* SET PROBLEM
Leave out the pictures and retype only the lines from the opening line to the line that holds "max_temp = 85", both ends included.

BEGIN

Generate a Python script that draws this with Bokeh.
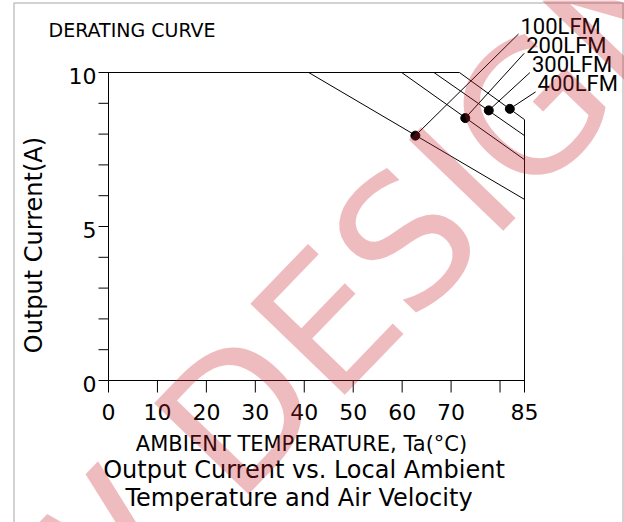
from bokeh.plotting import figure
from bokeh.models import Range1d, Label, BoxAnnotation, ColumnDataSource
from bokeh.core.properties import value
from bokeh.embed import file_html
from bokeh.resources import INLINE

# ---- derating data -------------------------------------------------------
airflow = ["100LFM", "200LFM", "300LFM", "400LFM"]
knee_temp = [40.9, 59.9, 66.5, 71.7]            # °C where derating starts
current_at_max_temp = [5.88, 7.17, 7.95, 8.47]  # A at 85 °C
full_current = 10.0
max_temp = 85

# highlighted points on each curve
marker_temp = [62.7, 72.9, 77.7, 82.0]
marker_current = [7.95, 8.52, 8.77, 8.82]

# axis ticks
x_ticks = [0, 10, 20, 30, 40, 50, 60, 70, 80, 85]
x_tick_labels = ["0", "10", "20", "30", "40", "50", "60", "70", "", "85"]
y_ticks = [0, 1, 2, 3, 4, 5, 6, 7, 8, 9, 10]
y_tick_labels = ["0", "", "", "", "", "5", "", "", "", "", "10"]

# ---- page geometry (pixels) ----------------------------------------------
W, H = 624, 522
ORIGIN_X, ORIGIN_Y = 108, 380     # where 0 °C / 0 A sit on the page
AXIS_X_PX, AXIS_Y_PX = 416, 308   # pixel length of 0..85 °C and 0..10 A


def px_x(px):
    return (px - ORIGIN_X) * max_temp / AXIS_X_PX


def px_y(py):
    return (ORIGIN_Y - py) * full_current / AXIS_Y_PX


def dx(px):
    return px * max_temp / AXIS_X_PX


def dy(px):
    return px * full_current / AXIS_Y_PX


FONT = "DejaVu Sans"

# the frame fills the whole page so that titles and the frame box can be drawn
# around the axes with the same scales
p = figure(width=W, height=H, x_range=Range1d(px_x(0), px_x(W)),
           y_range=Range1d(px_y(H), px_y(0)), min_border=0,
           x_axis_type=None, y_axis_type=None, output_backend="svg",
           toolbar_location=None, background_fill_color="white",
           border_fill_color="white")
p.title.visible = False
p.outline_line_color = None
p.grid.visible = False

# ---- axes ----------------------------------------------------------------
p.segment(x0=[0, 0], y0=[0, 0], x1=[max_temp, 0], y1=[0, full_current],
          line_color="black", line_width=1)
p.segment(x0=x_ticks, y0=[0] * len(x_ticks), x1=x_ticks,
          y1=[-dy(12)] * len(x_ticks), line_color="black", line_width=1)
p.segment(x0=[0] * len(y_ticks), y0=y_ticks, x1=[-dx(10)] * len(y_ticks),
          y1=y_ticks, line_color="black", line_width=1)
p.text(x=x_ticks, y=[-dy(31)] * len(x_ticks), text=x_tick_labels,
       text_font=value(FONT), text_font_size="22px", text_color="black",
       text_align="center", text_baseline="alphabetic")
p.text(x=[-dx(12)] * len(y_ticks), y=[t - dy(3) for t in y_ticks],
       text=y_tick_labels, text_font=value(FONT), text_font_size="22px",
       text_color="black", text_align="right", text_baseline="alphabetic")

# ---- derating curves -----------------------------------------------------
curve_xs = [[0, k, max_temp, max_temp] for k in knee_temp]
curve_ys = [[full_current, full_current, c, 0] for c in current_at_max_temp]
p.multi_line(xs=curve_xs, ys=curve_ys, line_color="black", line_width=1)

# curve labels stacked at the upper right, with leader lines to the markers
label_x = [px_x(520 + 5.7 * i) for i in range(len(airflow))]
label_y = [px_y(25.5 + 19.3 * i) for i in range(len(airflow))]
src = ColumnDataSource(dict(x=label_x, y=label_y, text=airflow,
                            mx=marker_temp, my=marker_current,
                            lx=[x - dx(2) for x in label_x],
                            ly=[y - dy(8) for y in label_y]))
p.segment(x0="mx", y0="my", x1="lx", y1="ly", source=src,
          line_color="black", line_width=1)
p.scatter(x="mx", y="my", source=src, size=9, color="black")
p.text(x="x", y="y", text="text", source=src, text_font=value("Roboto"),
       text_font_size="22px", text_color="black", text_align="left",
       text_baseline="alphabetic")

# ---- titles --------------------------------------------------------------
titles = ColumnDataSource(dict(
    x=[px_x(48), px_x(301), px_x(303.5), px_x(298.5)],
    y=[px_y(29), px_y(443), px_y(469.5), px_y(497.5)],
    text=["DERATING CURVE", "AMBIENT TEMPERATURE, Ta(°C)",
          "Output Current vs. Local Ambient", "Temperature and Air Velocity"],
    size=["19px", "21px", "24px", "24px"],
    align=["left", "center", "center", "center"],
))
p.text(x="x", y="y", text="text", source=titles, text_font=value(FONT),
       text_font_size="size", text_align="align", text_baseline="alphabetic",
       text_color="black")
p.text(x=[px_x(33.5)], y=[px_y(244.5)], text=["Output Current(A)"], angle=90,
       angle_units="deg", text_font=value(FONT), text_font_size="24px",
       text_align="center", text_baseline="alphabetic", text_color="black")

# page frame
p.add_layout(BoxAnnotation(left=px_x(13.5), right=px_x(622.5), top=px_y(2.5),
                           bottom=px_y(560), fill_color=None, line_color="#3a3a3a",
                           line_width=1.5))

# watermark
p.add_layout(Label(x=px_x(-145), y=px_y(811), text="NEW DESIGN", angle=46,
                   angle_units="deg", text_font=FONT, text_font_size="180px",
                   text_color="#C8202C", text_alpha=0.3, text_align="left",
                   text_baseline="alphabetic"))

open("out.html", "w").write(file_html(p, INLINE))
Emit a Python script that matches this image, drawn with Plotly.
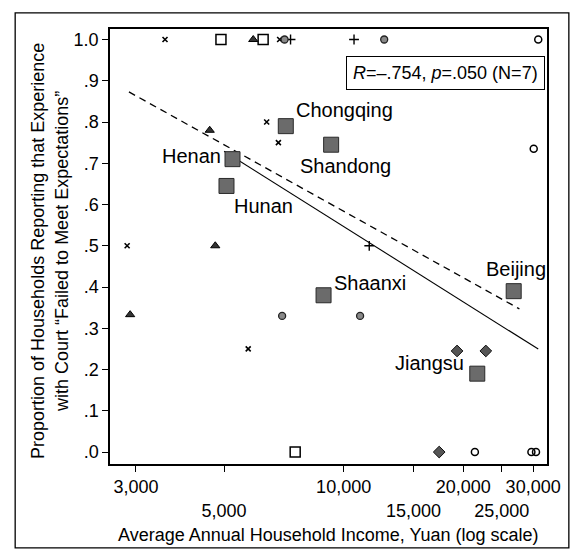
import numpy as np
import plotly.graph_objects as go

# ---- data ----
prov_names = ["Henan", "Hunan", "Chongqing", "Shaanxi", "Shandong", "Jiangsu", "Beijing"]
prov_income = [5250, 5070, 7150, 8900, 9300, 21700, 26800]
prov_prop = [0.71, 0.645, 0.79, 0.38, 0.745, 0.19, 0.39]

x_inc = [3550, 2850, 6400, 6850, 5750, 6900]
x_prop = [1.0, 0.5, 0.80, 0.75, 0.25, 1.0]
tri_inc = [5920, 2900, 4750, 4600]
tri_prop = [1.0, 0.333, 0.5, 0.78]
osq_inc = [4910, 6270, 7550]
osq_prop = [1.0, 1.0, 0.0]
plus_inc = [10620, 11600, 7350]
plus_prop = [1.0, 0.5, 1.0]
dot_inc = [12650, 7000, 11000, 7100]
dot_prop = [1.0, 0.33, 0.33, 1.0]
dia_inc = [19300, 22800, 17400]
dia_prop = [0.245, 0.245, 0.0]
ocir_inc = [30900, 30100, 21400, 29700, 30500]
ocir_prop = [1.0, 0.735, 0.0, 0.0, 0.0]

dash_inc = [2880, 27700]
dash_prop = [0.873, 0.347]
fit_range = [5000, 30900]

x_tickvals = [3000, 5000, 10000, 15000, 20000, 25000, 30000]
x_ticktext = ["3,000", "<br>5,000", "10,000", "<br>15,000", "20,000", "<br>25,000", "30,000"]
y_tickvals = [round(0.1 * i, 1) for i in range(11)]
y_ticktext = [".0", ".1", ".2", ".3", ".4", ".5", ".6", ".7", ".8", ".9", "1.0"]

stat_text = "<i>R</i>=\u2013.754, <i>p</i>=.050 (N=7)"
x_title = "Average Annual Household Income, Yuan (log scale)"
y_title = "Proportion of Households Reporting that Experience<br>with Court \u201cFailed to Meet Expectations\u201d"

# label offsets (xanchor, xshift, yshift)
label_pos = {
    "Henan": ("right", -10, 3),
    "Hunan": ("left", 6, -20),
    "Chongqing": ("left", 8, 16),
    "Shaanxi": ("left", 8, 12),
    "Shandong": ("center", 14, -21),
    "Jiangsu": ("right", -11, 11),
    "Beijing": ("center", 2, 22),
}

FONT = "Liberation Sans, Arial, sans-serif"
fig = go.Figure()

# regression lines
slope, intercept = np.polyfit(np.log10(prov_income), prov_prop, 1)
fx = np.array(fit_range, dtype=float)
fy = intercept + slope * np.log10(fx)
fig.add_trace(go.Scatter(x=dash_inc, y=dash_prop, mode="lines",
                         line=dict(color="black", width=1.3, dash="7px,5px"), hoverinfo="skip"))
fig.add_trace(go.Scatter(x=fx, y=fy, mode="lines",
                         line=dict(color="black", width=1.1), hoverinfo="skip"))

def small(xs, ys, symbol, size, color, lw=1, lc="black"):
    fig.add_trace(go.Scatter(x=xs, y=ys, mode="markers",
                             marker=dict(symbol=symbol, size=size, color=color,
                                         line=dict(width=lw, color=lc))))

small(x_inc, x_prop, "x-thin", 5, "black", 1.6)
small(tri_inc, tri_prop, "triangle-up", 8, "#333", 1)
small(osq_inc, osq_prop, "square-open", 10, "black", 1.5)
small(plus_inc, plus_prop, "cross-thin", 7, "black", 1.4)
small(dot_inc, dot_prop, "circle", 7, "#888", 1.3, "#222")
small(dia_inc, dia_prop, "diamond", 9, "#555", 1, "#111")
small(ocir_inc, ocir_prop, "circle-open", 7, "black", 1.5)

fig.add_trace(go.Scatter(x=prov_income, y=prov_prop, mode="markers",
                         marker=dict(symbol="square", size=15, color="#6b6b6b",
                                     line=dict(width=1, color="#2a2a2a"))))

annotations = []
for n, xi, yi in zip(prov_names, prov_income, prov_prop):
    xa, xs, ys = label_pos[n]
    annotations.append(dict(x=np.log10(xi), y=yi, xref="x", yref="y", text=n,
                            showarrow=False, xanchor=xa, yanchor="middle",
                            xshift=xs, yshift=ys, font=dict(size=20, color="black", family=FONT)))

annotations.append(dict(x=0.995, y=0.938, xref="paper", yref="paper", text=stat_text,
                        showarrow=False, xanchor="right", yanchor="top",
                        bgcolor="white", bordercolor="black", borderwidth=1, borderpad=6,
                        font=dict(size=18, color="black", family=FONT)))
annotations.append(dict(x=0.5, y=-0.163, xref="paper", yref="paper", text=x_title,
                        showarrow=False, xanchor="center", yanchor="middle",
                        font=dict(size=18, color="black", family=FONT)))
annotations.append(dict(x=-0.137, y=0.49, xref="paper", yref="paper", text=y_title,
                        showarrow=False, xanchor="center", yanchor="middle", textangle=-90,
                        font=dict(size=18, color="black", family=FONT)))

fig.update_layout(
    width=574, height=552,
    margin=dict(l=110, r=27, t=29, b=88),
    paper_bgcolor="white", plot_bgcolor="white",
    showlegend=False,
    font=dict(family=FONT, size=18, color="black"),
    annotations=annotations,
    shapes=[dict(type="rect", xref="paper", yref="paper",
                 x0=-0.217, x1=1.05, y0=-0.193, y1=1.037,
                 line=dict(color="black", width=1.3))],
)
fig.update_xaxes(type="log", range=[3.4117, 4.512], tickmode="array",
                 tickvals=x_tickvals, ticktext=x_ticktext, tickangle=0,
                 ticks="outside", ticklen=6, tickwidth=1.3, tickcolor="black",
                 showline=True, linecolor="black", linewidth=1.5, mirror=True,
                 showgrid=False, zeroline=False, tickfont=dict(size=18))
fig.update_yaxes(range=[-0.029, 1.0255], tickmode="array",
                 tickvals=y_tickvals, ticktext=y_ticktext,
                 ticks="outside", ticklen=6, tickwidth=1.3, tickcolor="black",
                 showline=True, linecolor="black", linewidth=1.5, mirror=True,
                 showgrid=False, zeroline=False, tickfont=dict(size=18))

fig.write_html("out.html")
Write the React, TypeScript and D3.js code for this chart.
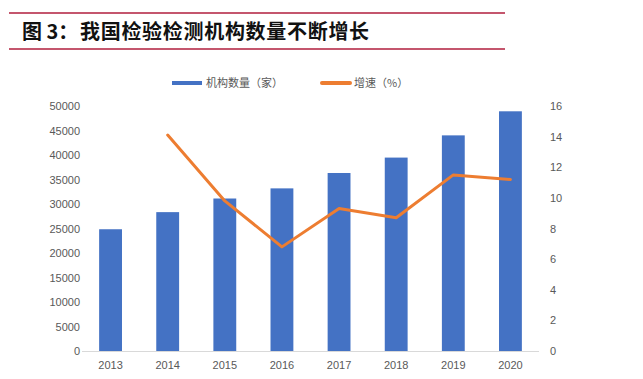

END

* SOLUTION FOR THIS EXERCISE
Generate a Python script that draws this with Bokeh.
from bokeh.plotting import figure
from bokeh.models import Range1d, Label, BoxAnnotation, ColumnDataSource
from bokeh.core.properties import value
from bokeh.embed import file_html
from bokeh.resources import INLINE

# ---- derating data -------------------------------------------------------
airflow = ["100LFM", "200LFM", "300LFM", "400LFM"]
knee_temp = [40.9, 59.9, 66.5, 71.7]            # °C where derating starts
current_at_max_temp = [5.88, 7.17, 7.95, 8.47]  # A at 85 °C
full_current = 10.0
max_temp = 85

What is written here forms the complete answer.